Официальный лозунг Корнилова, Добровольческой армии в те времена был созыв Учредительного собрания. Большевики разогнали Учредительное собрание. И вот из Пензы с группой друзей близких я, брат и несколько человек – мы уехали в белую армию на Дон, поступили в Добровольческую армию генерала Корнилова. Корнилова я там узнал лично, я поступил в отряд полковника Симановского, приезжал к Корнилову несколько раз с докладами, так что я его хорошо знал, хорошо знал его адъютантов – поручика Далинского и еще Хана Ризабек Харджиева, который сейчас живет в Мексике, и с которым я до сих пор переписываюсь. Это тот Харджиев, который бежал с Корниловым из Быхова, он и организовал это бегство.

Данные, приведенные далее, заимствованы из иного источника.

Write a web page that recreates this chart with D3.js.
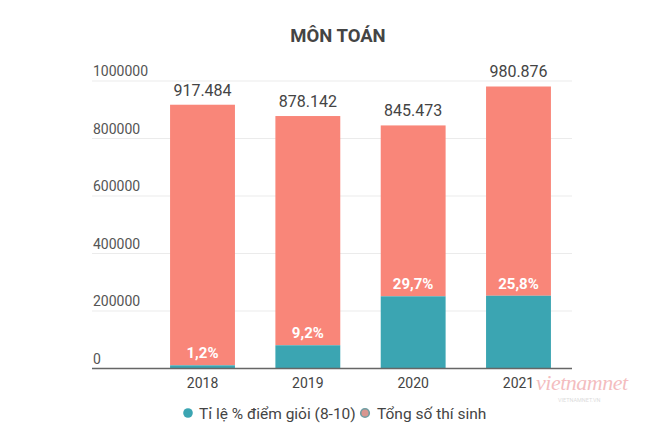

Но, должен вам сказать, что тут меня тоже ждало большое разочарование. Во-первых, со всей России сопротивляться большевикам, как приехали мы, собралось, кажется, 400–500 офицеров. Офицеров было много в Ростове, было много в Новочеркасске, но они в Добровольческую армию не шли. И когда нам уже под напором большевиков надо было отступать, нас собралось всего две или две с половиной тысячи штыков и сабель. Это те, которые пошли в «ледяной поход», которые вынуждены были бросить Ростов и идти в степи. В этих степях отряд наш влился в Корниловский полк, я уже был рядовым бойцом в Корниловском полку, командиром был полковник Неженцов, и мы проделали этот тяжелый, легендарный «ледяной поход». Об этом в свое время в Берлине я написал небольшую книгу.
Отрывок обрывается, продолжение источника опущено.